Mention the unionist reaction to the Anglo-Irish Agreement in November 1985 and most people will cite the huge rally in Belfast city centre, Ian Paisley’s “never, never, never, never” line, or the 15 by-elections forced by the resignation of all of the unionist MPs.
Yet the most powerful response came from one MP, speaking in the House of Commons on November 18:
“I never knew what desolation felt like until I read this agreement last Friday afternoon. Does the Prime Minister realise that, when she carries the agreement through the House, she will have ensured that I shall carry to my grave with ignominy the sense of the injustice that I have done to my constituents down the years – when, in their darkest hours, I exhorted them to put their trust in this British House of Commons which one day would honour its fundamental obligation to them to treat them as equal British citizens? Is not the reality of this agreement that they will now be Irish-British hybrids and that every aspect – not just some aspects – of their lives will be open to the influence of those who have harboured their murderers and coveted their land? Is the Prime Minister aware that that is too high a price for me and hundreds of thousands of others in Northern Ireland to pay?”
The MP was Harold McCusker, the UUP member for Upper Bann and deputy leader of the party. What made it such a powerful contribution – and I was in the Commons to hear it – was his personal sense of guilt at having failed the very people who had elected him to represent their interests. While other unionists pointed the finger entirely at others he was prepared to shoulder some of the blame. That was the mark and measure of the man: and those who knew him would have expected nothing less.
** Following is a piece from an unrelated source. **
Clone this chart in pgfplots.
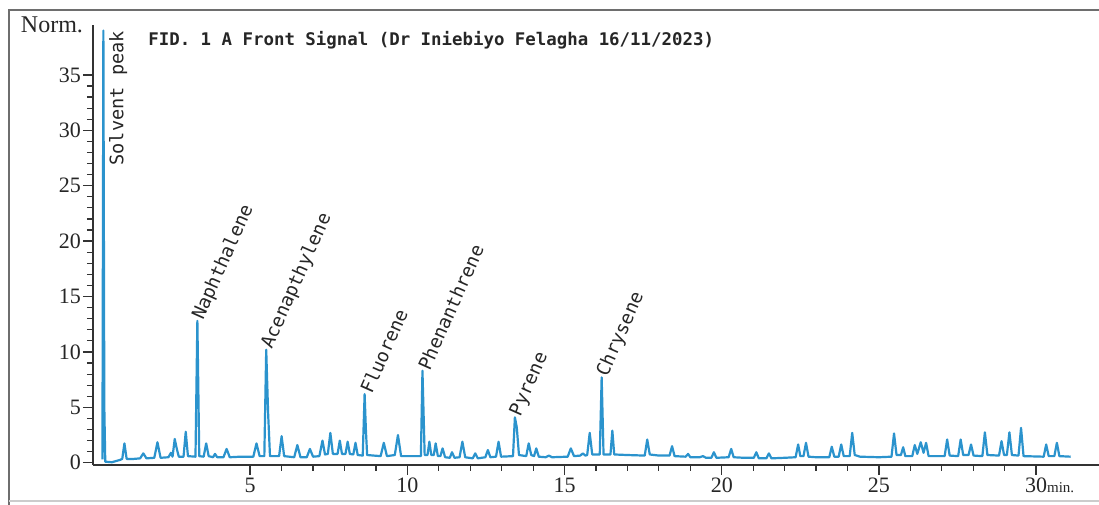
\documentclass[border=0pt]{standalone}
\usepackage{fontspec}
\setmainfont{Liberation Serif}
\newfontfamily\monofont{DejaVu Sans Mono}
\usepackage{pgfplots}
\pgfplotsset{compat=1.18}
\definecolor{trace}{HTML}{2B93CD}
\definecolor{edge}{HTML}{6E6E6E}

\begin{document}
\begin{tikzpicture}
\useasboundingbox (0,0) rectangle (549.5pt,252pt);
\draw[edge, line width=1pt] (4.5pt,-2pt) -- (4.5pt,247pt) -- (552pt,247pt);
\draw[black!20, line width=0.6pt] (4.5pt,1.5pt) -- (552pt,1.5pt);
\begin{axis}[
  at={(46.5pt,19.5pt)}, anchor=south west,
  scale only axis, width=503pt, height=220pt,
  xmin=0, xmax=32, ymin=-0.2, ymax=39.5,
  separate axis lines,
  x axis line style={-, black!80, line width=0.7pt},
  y axis line style={-, black!80, line width=0.7pt},
  axis x line*=bottom, axis y line*=left,
  xtick={5,10,...,30},
  xticklabels={5,10,15,20,25,{30\rlap{\fontsize{7.5}{8}\selectfont min.}}},
  ytick={0,5,...,35},
  minor x tick num=4, minor y tick num=4,
  tick align=outside,
  major tick length=5pt, minor tick length=3pt,
  major tick style={draw=black!80, line width=0.7pt},
  minor tick style={draw=black!80, line width=0.6pt},
  tick label style={font=\fontsize{11}{12}\selectfont, text=black!85},
  xticklabel shift=-2pt, yticklabel shift=-2.5pt,
  /pgf/number format/assume math mode=true,
  clip=false,
]
\addplot[trace, line width=1.1pt, line join=round] table {
0.30 0.3
0.33 39.0
0.36 5.0
0.39 0.1
0.60 0.05
0.85 0.25
0.93 0.35
1.00 1.75
1.07 0.35
1.30 0.35
1.50 0.4
1.60 0.85
1.70 0.4
1.95 0.45
2.05 1.85
2.15 0.45
2.40 0.5
2.48 0.9
2.53 0.55
2.60 2.15
2.67 1.2
2.73 0.55
2.88 0.55
2.95 2.8
3.02 0.6
3.26 0.55
3.32 12.8
3.38 0.6
3.52 0.55
3.60 1.75
3.68 0.6
3.82 0.5
3.88 0.8
3.95 0.5
4.15 0.5
4.25 1.25
4.35 0.5
4.70 0.55
5.10 0.55
5.20 1.75
5.30 0.6
5.45 0.6
5.51 10.2
5.57 4.5
5.63 0.6
5.92 0.6
6.00 2.4
6.08 0.6
6.40 0.5
6.50 1.6
6.60 0.5
6.80 0.5
6.90 1.25
7.00 0.55
7.20 0.6
7.30 2.0
7.38 0.75
7.47 0.8
7.55 2.7
7.63 0.8
7.78 0.8
7.85 2.0
7.92 0.8
8.03 0.8
8.10 1.9
8.17 0.8
8.28 0.75
8.35 1.8
8.42 0.7
8.58 0.65
8.64 6.2
8.68 3.0
8.72 0.7
9.15 0.6
9.25 1.8
9.35 0.6
9.60 0.7
9.70 2.5
9.80 0.6
10.20 0.6
10.43 0.6
10.48 8.3
10.55 0.7
10.64 0.7
10.70 1.9
10.76 0.7
10.84 0.7
10.90 1.75
10.97 0.6
11.05 0.6
11.12 1.3
11.20 0.5
11.35 0.45
11.42 0.95
11.50 0.45
11.66 0.5
11.75 1.9
11.84 0.5
12.08 0.4
12.16 0.85
12.24 0.4
12.48 0.5
12.56 1.15
12.64 0.5
12.82 0.55
12.90 1.9
12.98 0.55
13.36 0.6
13.42 4.1
13.48 3.2
13.55 0.7
13.78 0.6
13.86 1.75
13.94 0.7
14.03 0.6
14.10 1.3
14.18 0.55
14.40 0.5
14.50 0.65
14.60 0.5
15.10 0.55
15.20 1.3
15.30 0.6
15.50 0.65
15.58 0.85
15.66 0.65
15.72 0.7
15.80 2.7
15.88 0.75
16.12 0.75
16.18 7.7
16.24 0.75
16.46 0.75
16.52 2.9
16.58 0.75
17.00 0.7
17.55 0.65
17.63 2.1
17.71 0.75
18.00 0.65
18.34 0.65
18.42 1.5
18.50 0.6
18.85 0.55
18.93 0.8
19.00 0.5
19.30 0.5
19.40 0.6
19.50 0.45
19.67 0.45
19.75 0.95
19.83 0.45
20.22 0.5
20.30 1.25
20.38 0.5
20.70 0.45
21.02 0.45
21.10 0.95
21.18 0.4
21.42 0.4
21.50 0.85
21.58 0.4
22.00 0.45
22.35 0.5
22.43 1.65
22.50 0.6
22.60 0.6
22.68 1.8
22.76 0.55
23.00 0.5
23.42 0.5
23.50 1.45
23.58 0.55
23.72 0.55
23.80 1.65
23.88 0.6
24.07 0.6
24.15 2.7
24.23 0.7
24.40 0.55
25.00 0.5
25.40 0.55
25.48 2.65
25.56 0.7
25.70 0.7
25.77 1.4
25.84 0.6
26.06 0.6
26.14 1.6
26.22 0.8
26.33 1.85
26.42 0.9
26.50 1.8
26.58 0.6
27.09 0.6
27.17 2.1
27.25 0.65
27.52 0.6
27.60 2.1
27.68 0.7
27.85 0.7
27.93 1.65
28.01 0.65
28.29 0.6
28.37 2.75
28.45 0.7
28.82 0.65
28.90 1.95
28.98 0.7
29.07 0.7
29.15 2.75
29.23 0.7
29.44 0.65
29.52 3.15
29.60 0.6
30.24 0.55
30.32 1.65
30.40 0.6
30.58 0.6
30.66 1.8
30.74 0.6
31.10 0.55
};
% axis unit and title
\node[anchor=east, xshift=-1.5pt, font=\fontsize{12}{13}\selectfont, text=black!85] at (rel axis cs:0,1) {Norm.};
\node[anchor=west, font=\monofont\bfseries\fontsize{8.7}{10}\selectfont, text=black!85] at (rel axis cs:0.048,0.966) {FID. 1 A Front Signal (Dr Iniebiyo Felagha 16/11/2023)};
% peak names
\begin{scope}[every node/.style={font=\monofont\fontsize{9.3}{11}\selectfont, text=black!85, inner sep=1pt}]
\node[rotate=90, anchor=west] at (axis cs:0.80,26.6) {Solvent peak};
\node[rotate=66, anchor=west] at (axis cs:3.32,12.8) {Naphthalene};
\node[rotate=66, anchor=west] at (axis cs:5.51,10.2) {Acenapthylene};
\node[rotate=66, anchor=west] at (axis cs:8.64,6.2) {Fluorene};
\node[rotate=66, anchor=west] at (axis cs:10.48,8.3) {Phenanthrene};
\node[rotate=66, anchor=west] at (axis cs:13.42,4.1) {Pyrene};
\node[rotate=66, anchor=west] at (axis cs:16.18,7.7) {Chrysene};
\end{scope}
\end{axis}
\end{tikzpicture}
\end{document}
McCusker wasn’t fiery, or mercurial, or rabble-rousing, or even particularly controversial (although he had very strong views on border security and victims). He was always thoughtful and measured. He paused before he spoke. He didn’t wind people up and leave them hanging. He didn’t threaten or rattle sabres. He didn’t seek headlines or brief the media with his personal agenda. He avoided cabals and plots. And that’s why he was one of the most respected and quietly influential people within the party and why he was trusted with the deputy leadership. As one of his Westminster colleagues from that time told me: “Harold was always one for the quiet word and gentle admonishment rather than the raised voice and enemy-making argument.”
But the Anglo-Irish Agreement changed him. His faith in Westminster withered and he suggested on a number of occasions that independence might, in fact, be preferable to a form of the Union that seemed to be only “acceptable to Margaret Thatcher and the Tory party”.
Along with Peter Robinson and UUP general secretary Frank Millar he wrote the Task Force response to the AIA, outlining a joint strategy for unionism and presented it to Ian Paisley and Jim Molyneaux in July 1987. Neither leader was prepared to endorse or embrace the recommendations (which they regarded as too radical and defeatist).
In early 1986 a number of senior figures within the UUP were suggesting – albeit very quietly – that Jim Molyneaux, having failed to “get wind of the damage that Thatcher was about to inflict upon the Union” should stand aside. McCusker was the obvious replacement, yet there is no evidence that he was prepared to lead, let alone be part of a coup against Molyneaux. Those same ‘replace the leader’ suggestions were made again in the late summer of 1987, when Molyneaux ignored the Task Force and after Millar left the party and Robinson stood down as deputy leader of the DUP. Again, there is no evidence that McCusker was prepared to move against Molyneaux.
The failure to remove Molyneaux at that point – and he hung on until 1995 – damaged the UUP. He was not a risk taker in terms of policy or strategy and the party that David Trimble inherited, while still the dominant party of local politics, was drifting fairly aimlessly and reacting to events rather than leading them.
Someone like McCusker might have been able to inject some new thinking into both the party and into unionism generally. The Task Force report indicated that he was, like Millar and Robinson, a long-term thinker and strategist: someone who was prepared to take unionism outside its natural comfort zone.
His death in February 1990, at the age of 50, robbed unionism of one of its most coherent and thoughtful voices. It also robbed it of someone who would probably still have been the front runner to replace Molyneaux and that, in turn, would have changed the unionist dynamics of the peace process. Harold McCusker tends to be forgotten nowadays. That’s a pity: he was a key player at a very diffi cult time for unionism. I think he would have been a very good leader, too.